Bristol should end poverty, says business leader
"I don't accept that in a country as civilised as the United Kingdom we have to have poverty, that we have to have unemployment."
John Savage is not a politician, nor a preacher. He is a businessman, with 40 years in commerce behind him.
But he has just published a vision for his home city more ambitious than most manifestos.
It calls for cheap, extensive public transport, good housing and jobs for all, by the year 2050.
Mr Savage said: "The vision has an aim that Bristol will be the first city in the UK that does away with poverty."
Mr Savage runs Business West, an influential group which includes the Chambers of Commerce for Bristol and Bath, and covers the whole greater Bristol area.

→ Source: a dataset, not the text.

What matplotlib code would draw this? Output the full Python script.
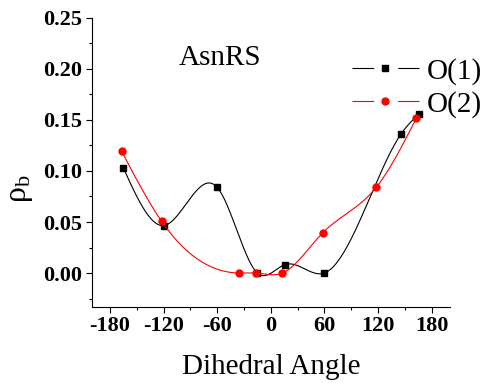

A self-made businessman, he was shocked by the inner city riots 30 years ago and started an initiative to bring firms and local councils together to combat social problems.
They have achieved much, but Mr Savage says he is frustrated by what he calls the "built-in short-termism" of local politics. So now his group has written a detailed plan for the whole city region, from today until 2050.
Airbus, Rolls-Royce, HSBC, the Bristol Port Company - all the major local employers were involved. Respected town planners and academics lent their expertise to the project.
Prof Martin Boddy, of the University of the West of England, believes the final plan is unprecedented.
He said: "I don't know of anywhere in the United Kingdom that has a plan as ambitious as this, as visionary as this. It really is unique to have something this bold."
In reality, the plan is a whole book. Hundreds of pages of detail, covering everything from transport to housing to a brand new water park under the Clifton Suspension Bridge.
By 2050, the authors estimate the greater Bristol area will have grown by 500,000 people, and need 200,000 new homes. These will come anyway, they say, so it will be far better to plan them carefully.
Prof Boddy said: "The alternative will be poor quality urban development, acres of housing that hasn't been planned alongside the community facilities, the school, the doctors surgery. In terms of transport provision, it would be chaos."
Most business people will tell you that if a deal looks too good to be true, it probably is. So I took Mr Savage to Hartcliffe, to meet the people at the sharp end of Bristol's current divides. The area is in the poorest 10% of council wards in the UK.
We are just a few miles from the city centre, but many here have still never been to Bristol's new shopping centre, Cabot Circus. In the community centre, we meet Jan, a local resident. She told me people here feel cut off.
She said: "There's no work here still. You're talking about eradicating unemployment, but it's just not going to happen without a total change of the economic system. That's just Utopia."
Heather Williams runs the Hartcliffe and Community Partnership. She listens patiently as Mr Savage explains how the plan would bring cheap buses to Hartcliffe, and new jobs.
She said: "Eventually we could work out poverty in this community, but we need the here and now as well. We're already facing funding cuts for next year, how can we plan for 50 years?"
Nobody disagrees with the objective. Jobs for all and a transport and housing system that works are on everyone's Christmas list. But many share Jan's doubt that such a far-reaching vision could become a reality.
Mr Savage is unrepentant.
"If we all go on accepting that we're always going to have 20% unemployment then we're never going to do it," he said.
"I'm not a preacher, I'm a businessman, and I've got a load of business people behind me who accept the fact that unemployment is unacceptable."